Dorothy’s brief broadly declares without limitation that the district court

correctly granted summary judgment in favor of the defendant.           The

discussion that follows admittedly concentrates most of its firepower on

the statutory theory that we have rejected.

      Yet, the contract theory was also clearly presented in Dorothy’s

appellate brief. Dorothy stated that “plaintiff Brian Terry’s compromise

settlement agreement with LSI is a contract and the principles of contract

law apply.”   After citing various cases explaining basic principles of

contract law, Dorothy argued “[w]ith the above principles in mind, it is

clear that plaintiff Terry released any claim he might have against the

defendant Dorothy involving his work place injury.”          Dorothy further

claims that because she “is one of the employees covered by the language

in the settlement documents, her motion for summary judgment [was]

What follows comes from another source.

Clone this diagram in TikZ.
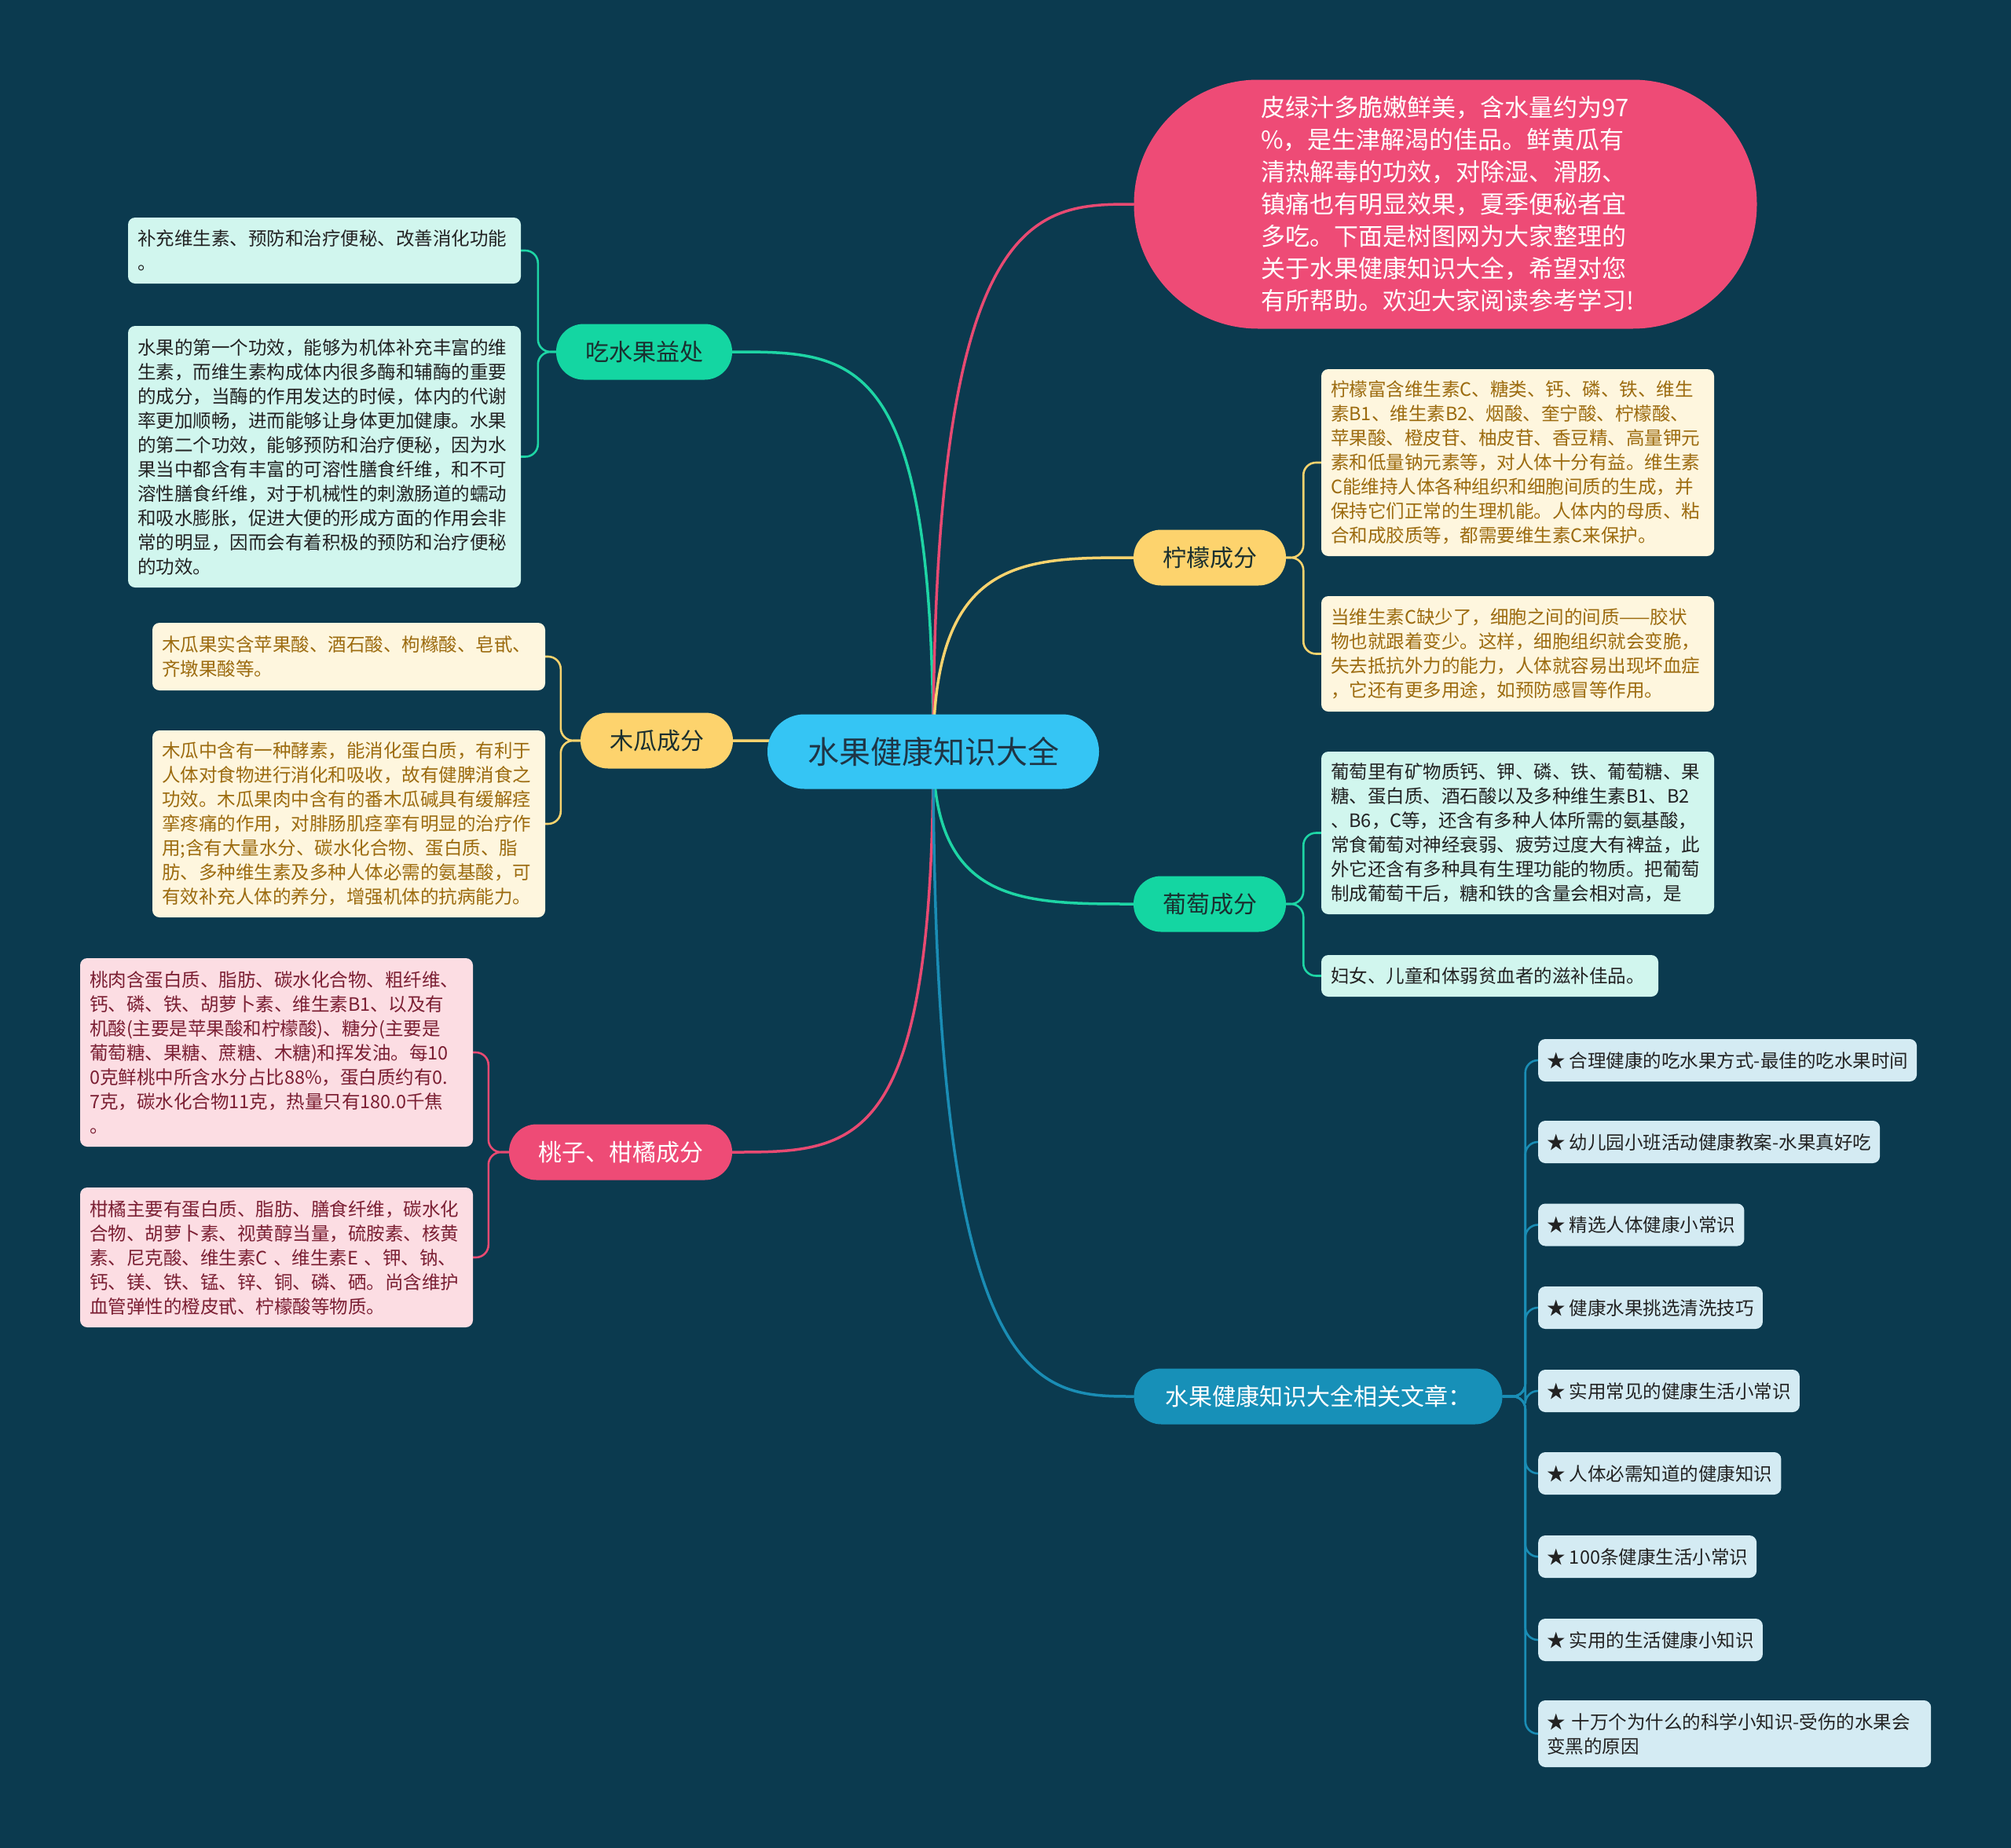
\documentclass[tikz,border=0pt]{standalone}
\usepackage{fontspec}
\setmainfont{Noto Sans CJK SC}
\pgfdeclarelayer{back}
\pgfdeclarelayer{bg}
\pgfsetlayers{back,bg,main}
\definecolor{bgc}{HTML}{0B3A4F}
\definecolor{cCenter}{HTML}{35C5F4}
\definecolor{cCenterText}{HTML}{1F3545}
\definecolor{cGreen}{HTML}{14D6A2}
\definecolor{cGreenLine}{HTML}{1ED5A5}
\definecolor{cYellow}{HTML}{FDD36D}
\definecolor{cYellowLine}{HTML}{F9D36E}
\definecolor{cPink}{HTML}{EE4B76}
\definecolor{cPinkLine}{HTML}{E84A72}
\definecolor{cBlue}{HTML}{1790B8}
\definecolor{cBlueLine}{HTML}{1A8DB5}
\definecolor{cDarkText}{HTML}{1A2F2F}
\definecolor{lGreen}{HTML}{D1F6EE}
\definecolor{lYellow}{HTML}{FEF6DE}
\definecolor{lPink}{HTML}{FCDDE3}
\definecolor{lBlue}{HTML}{D4EBF3}
\definecolor{tGold}{HTML}{9C6B0F}
\definecolor{tRed}{HTML}{7B1F33}
\definecolor{tDark}{HTML}{222222}
\tikzset{
  conn/.style={line width=3.5pt, line cap=round},
  brk/.style={line width=2.6pt, rounded corners=16pt},
  leaf/.style={rectangle, rounded corners=9pt, inner xsep=12pt, inner ysep=0pt,
    align=left, font=\fontsize{23.5pt}{31pt}\selectfont},
  gleaf/.style={leaf, fill=lGreen, text=tDark},
  yleaf/.style={leaf, fill=lYellow, text=tGold},
  pleaf/.style={leaf, fill=lPink, text=tRed},
  bleaf/.style={leaf, fill=lBlue, text=tDark, inner xsep=11pt, anchor=west},
  branch/.style={rectangle, rounded corners=35pt, inner sep=0pt, align=center,
    minimum height=71pt, font=\fontsize{30pt}{36pt}\selectfont},
}
\begin{document}
\begin{tikzpicture}[x=1pt,y=-1pt]
\begin{pgfonlayer}{back}
\fill[bgc] (0,0) rectangle (2560,2353);
\end{pgfonlayer}
\useasboundingbox (0,0) rectangle (2560,2353);

% central
\node[rectangle, rounded corners=47pt, fill=cCenter, text=cCenterText, minimum width=422pt,
  minimum height=95pt, inner sep=0pt, font=\fontsize{40pt}{46pt}\selectfont] (c) at (1188,957) {水果健康知识大全};

% branches
\node[branch, fill=cGreen, text=cDarkText, minimum width=224pt] (b1) at (820,448) {吃水果益处};
\node[branch, fill=cYellow, text=cDarkText, minimum width=194pt] (b2) at (836,943) {木瓜成分};
\node[branch, fill=cPink, text=white, minimum width=284pt] (b3) at (790,1467) {桃子、柑橘成分};
\node[branch, fill=cYellow, text=cDarkText, minimum width=194pt] (b4) at (1540,710) {柠檬成分};
\node[branch, fill=cGreen, text=cDarkText, minimum width=194pt] (b5) at (1540,1151) {葡萄成分};
\node[branch, fill=cBlue, text=white, minimum width=469pt] (b6) at (1678,1778) {水果健康知识大全相关文章：};

\node[rectangle, rounded corners=158pt, fill=cPink, text=white, minimum width=793pt,
  minimum height=317pt, inner sep=0pt, text width=470pt, align=left,
  font=\fontsize{31pt}{41pt}\selectfont] (red) at (1840,260)
  {皮绿汁多脆嫩鲜美，含水量约为97\\
   \%，是生津解渴的佳品。鲜黄瓜有\\
   清热解毒的功效，对除湿、滑肠、\\
   镇痛也有明显效果，夏季便秘者宜\\
   多吃。下面是树图网为大家整理的\\
   关于水果健康知识大全，希望对您\\
   有所帮助。欢迎大家阅读参考学习!};

% leaves: 吃水果益处
\node[gleaf, text width=476pt, minimum height=84pt] (g1) at (413,319)
  {补充维生素、预防和治疗便秘、改善消化功能\\。};
\node[gleaf, text width=476pt, minimum height=333pt] (g2) at (413,581.5)
  {水果的第一个功效，能够为机体补充丰富的维\\
   生素，而维生素构成体内很多酶和辅酶的重要\\
   的成分，当酶的作用发达的时候，体内的代谢\\
   率更加顺畅，进而能够让身体更加健康。水果\\
   的第二个功效，能够预防和治疗便秘，因为水\\
   果当中都含有丰富的可溶性膳食纤维，和不可\\
   溶性膳食纤维，对于机械性的刺激肠道的蠕动\\
   和吸水膨胀，促进大便的形成方面的作用会非\\
   常的明显，因而会有着积极的预防和治疗便秘\\
   的功效。};

% leaves: 木瓜
\node[yleaf, text width=476pt, minimum height=86pt] (y1) at (444,836)
  {木瓜果实含苹果酸、酒石酸、枸橼酸、皂甙、\\齐墩果酸等。};
\node[yleaf, text width=476pt, minimum height=238pt] (y2) at (444,1049)
  {木瓜中含有一种酵素，能消化蛋白质，有利于\\
   人体对食物进行消化和吸收，故有健脾消食之\\
   功效。木瓜果肉中含有的番木瓜碱具有缓解痉\\
   挛疼痛的作用，对腓肠肌痉挛有明显的治疗作\\
   用;含有大量水分、碳水化合物、蛋白质、脂\\
   肪、多种维生素及多种人体必需的氨基酸，可\\
   有效补充人体的养分，增强机体的抗病能力。};

% leaves: 桃子、柑橘
\node[pleaf, text width=476pt, minimum height=240pt] (p1) at (352,1340)
  {桃肉含蛋白质、脂肪、碳水化合物、粗纤维、\\
   钙、磷、铁、胡萝卜素、维生素B1、以及有\\
   机酸(主要是苹果酸和柠檬酸)、糖分(主要是\\
   葡萄糖、果糖、蔗糖、木糖)和挥发油。每10\\
   0克鲜桃中所含水分占比88\%，蛋白质约有0.\\
   7克，碳水化合物11克，热量只有180.0千焦\\
   。};
\node[pleaf, text width=476pt, minimum height=178pt] (p2) at (352,1601)
  {柑橘主要有蛋白质、脂肪、膳食纤维，碳水化\\
   合物、胡萝卜素、视黄醇当量，硫胺素、核黄\\
   素、尼克酸、维生素C 、维生素E 、钾、钠、\\
   钙、镁、铁、锰、锌、铜、磷、硒。尚含维护\\
   血管弹性的橙皮甙、柠檬酸等物质。};

% leaves: 柠檬
\node[yleaf, text width=476pt, minimum height=238pt] (l1) at (1932,589)
  {柠檬富含维生素C、糖类、钙、磷、铁、维生\\
   素B1、维生素B2、烟酸、奎宁酸、柠檬酸、\\
   苹果酸、橙皮苷、柚皮苷、香豆精、高量钾元\\
   素和低量钠元素等，对人体十分有益。维生素\\
   C能维持人体各种组织和细胞间质的生成，并\\
   保持它们正常的生理机能。人体内的母质、粘\\
   合和成胶质等，都需要维生素C来保护。};
\node[yleaf, text width=476pt, minimum height=147pt] (l2) at (1932,832.5)
  {当维生素C缺少了，细胞之间的间质——胶状\\
   物也就跟着变少。这样，细胞组织就会变脆，\\
   失去抵抗外力的能力，人体就容易出现坏血症\\
   ，它还有更多用途，如预防感冒等作用。};

% leaves: 葡萄
\node[gleaf, text width=476pt, minimum height=207pt] (gr1) at (1932,1060.5)
  {葡萄里有矿物质钙、钾、磷、铁、葡萄糖、果\\
   糖、蛋白质、酒石酸以及多种维生素B1、B2\\
   、B6，C等，还含有多种人体所需的氨基酸，\\
   常食葡萄对神经衰弱、疲劳过度大有裨益，此\\
   外它还含有多种具有生理功能的物质。把葡萄\\
   制成葡萄干后，糖和铁的含量会相对高，是};
\node[gleaf, text width=405pt, minimum height=53pt] (gr2) at (1896.5,1242.5)
  {妇女、儿童和体弱贫血者的滋补佳品。};

% leaves: related articles
\node[bleaf, minimum height=54pt] (r1) at (1958,1350) {★ 合理健康的吃水果方式-最佳的吃水果时间};
\node[bleaf, minimum height=54pt] (r2) at (1958,1454) {★ 幼儿园小班活动健康教案-水果真好吃};
\node[bleaf, minimum height=54pt] (r3) at (1958,1559.5) {★ 精选人体健康小常识};
\node[bleaf, minimum height=54pt] (r4) at (1958,1665) {★ 健康水果挑选清洗技巧};
\node[bleaf, minimum height=54pt] (r5) at (1958,1771) {★ 实用常见的健康生活小常识};
\node[bleaf, minimum height=54pt] (r6) at (1958,1876) {★ 人体必需知道的健康知识};
\node[bleaf, minimum height=54pt] (r7) at (1958,1982) {★ 100条健康生活小常识};
\node[bleaf, minimum height=54pt] (r8) at (1958,2088) {★ 实用的生活健康小知识};
\node[bleaf, minimum height=85pt, text width=478pt] (r9) at (1958,2207.5)
  {★ 十万个为什么的科学小知识-受伤的水果会\\变黑的原因};

\begin{pgfonlayer}{bg}
% main connectors
\draw[conn, cGreenLine] (c.center) .. controls (1188,448) and (1090,448) .. (b1.east);
\draw[conn, cYellowLine] (c.center) .. controls (1150,943) and (1060,943) .. (b2.east);
\draw[conn, cPinkLine] (c.center) .. controls (1188,1467) and (1090,1467) .. (b3.east);
\draw[conn, cPinkLine] (c.center) .. controls (1188,260) and (1320,260) .. (red.west);
\draw[conn, cYellowLine] (c.center) .. controls (1188,710) and (1300,710) .. (b4.west);
\draw[conn, cGreenLine] (c.center) .. controls (1188,1151) and (1300,1151) .. (b5.west);
\draw[conn, cBlueLine] (c.center) .. controls (1188,1778) and (1320,1778) .. (b6.west);
% leaf brackets
\foreach \l in {g1,g2} \draw[brk, cGreenLine] (b1.west) -- ++(-23,0) |- (\l.east);
\foreach \l in {y1,y2} \draw[brk, cYellowLine] (b2.west) -- ++(-25,0) |- (\l.east);
\foreach \l in {p1,p2} \draw[brk, cPinkLine] (b3.west) -- ++(-26,0) |- (\l.east);
\foreach \l in {l1,l2} \draw[brk, cYellowLine] (b4.east) -- ++(22,0) |- (\l.west);
\foreach \l in {gr1,gr2} \draw[brk, cGreenLine] (b5.east) -- ++(22,0) |- (\l.west);
\foreach \l in {r1,r2,r3,r4,r5,r6,r7,r8,r9} \draw[brk, cBlueLine] (b6.east) -- ++(29,0) |- (\l.west);
\end{pgfonlayer}
\end{tikzpicture}
\end{document}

properly granted.” Certainly, this is enough to raise the contract theory

on appeal.    “Our issue preservation rules are not designed to be

hypertechnical.” Griffin Pipe Prods. Co. v. Bd. of Rev., 789 N.W.2d 769,

772 (Iowa 2010).
                                           8

       We now turn to the merits of the contract theory. “A release is a
contract, and its validity is governed by the usual rules relating to
contract.” Stetzel v. Dickenson, 174 N.W.2d 438, 439 (Iowa 1970). The
intent of the parties controls, and unless the contract is ambiguous, intent
is determined by the plain language of the contract. Verne R. Houghton
Ins. Agency v. Orr Drywall Co., 470 N.W.2d 39, 42 (Iowa 1991). It is, of
course, true that the compromise settlement is limited to release of
workers’ compensation claims. Considered in isolation, this document
would not provide a basis for summary judgment. But, in addition, the
parties executed the additional terms of settlement. Here, much broader
release language is employed. The additional terms of settlement releases
all employees of LSI from any and all liability. The language is broad,
unqualified, and not ambiguous. It certainly extinguishes common law
claims. And, although Lisa was not a signatory to the additional terms of
settlement, her claim depends on the validity of the underlying claim of
her spouse. 1
       As a result, although the district court’s ruling was flawed when it
reasoned that a statutory workers’ compensation claim extinguishes
common law gross negligence claims against a coemployee, the district
court properly ruled that, as a matter of contract, the language in the
additional terms of settlement extinguished Brian’s gross negligence claim
and Lisa’s consortium claim.
       IV. Conclusion.
       For all the above reasons, we affirm the order of the district court
granting summary judgment against the plaintiffs in this matter.
       DECISION OF COURT OF APPEALS VACATED; DISTRICT COURT
GRANT OF SUMMARY JUDGMENT AFFIRMED.


       1The  appellants did not raise the issue of whether Lisa’s signature was required
to release her loss of consortium claim. We therefore do not consider the issue.